Although a defense expert’s testimony suggested that the identification made in this case may not have been reliable, the juvenile court “is not bound to accept the opinion of any expert as conclusive, but should give to it the weight to which [it] shall find it to be entitled.” (Pen. Code, § 1127b; see also People v. Wright (1988) 45 Cal.3d 1126, 1142-1143.) It is well established that “the opinion of an expert witness is neither conclusive nor controlling beyond its weight, which must be ascertained by the same rules ordinarily applied to the reception and consideration of all other evidence . . . .” (People v. Hales (1914) 23 Cal.App. 731, 735-736.) Thus, where, as here, the juvenile court was presented with other evidence, including an in-field identification made after an admonition and appellant’s flight, it was free to weigh the expert’s testimony against all other evidence in determining that appellant had committed the robbery.
We note that the expert testified that the failure to provide a cautionary admonition to a witness before an in-field identification impacts the reliability of any resulting identification. Here, Officer Munoz testified that he read to the victim from an admonition card before presenting appellant to him for identification.
Further, there was evidence that appellant ran from the scene of the robbery and hid and ran from the police, refusing to stop when instructed to do so. “The flight by the appellant is one of the factors which is relevant in concluding that he was conscious of his guilt. This consideration ‘. . . affords a basis for an inference of consciousness of guilt and constitutes an implied admission.’” (People v. Mulqueen (1970) 9 Cal.App.3d 532, 543, quoting People v. Brunk (1968) 258 Cal.App.2d 453, 455.) Appellant testified that he ran because he was scared, and that he did not hide from police or hear the police tell him to stop. However, Officer Thompson’s testimony directly conflicted with that of appellant. He testified that he saw appellant and his friend hiding behind garbage cans and cardboard boxes just a few blocks away from the scene of the robbery. He testified that the youths looked up and ran away and did not stop when he told them to stop. Officer Thompson chased after appellant and kept him in sight, before ultimately catching up with appellant and detaining him. Questions of credibility are for the juvenile court and are entitled to great weight. (People v. Whitson (1998) 17 Cal.4th 229, 248.) The juvenile court could find, based on Officer Thompson’s testimony, that appellant fled the scene of the robbery and from police because he was “conscious of his guilt.”

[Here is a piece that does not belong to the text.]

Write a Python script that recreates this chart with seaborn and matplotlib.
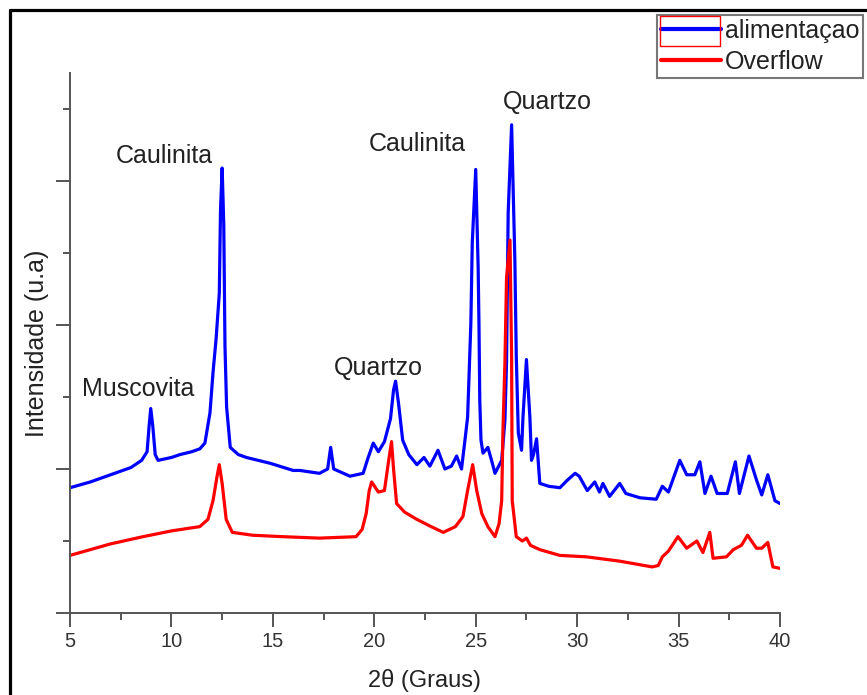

Moreover, the juvenile court could infer from appellant’s testimony that he was not telling the truth. After Thompson testified regarding his observations, appellant denied he was crouching or hiding behind anything, denied running from the police, and denied hearing an officer tell him to stop. His testimony regarding borrowing money from a friend to get his hair done also contained some inconsistencies. The juvenile court could reasonably discredit appellant’s testimony and infer from it a consciousness of guilt. (See People v. Showers (1968) 68 Cal.2d 639, 643 [false statements by a defendant support an inference of consciousness of guilt].)
Disposition
The juvenile court’s order is affirmed.
We concur: Pollak, Acting P. J., Siggins, J.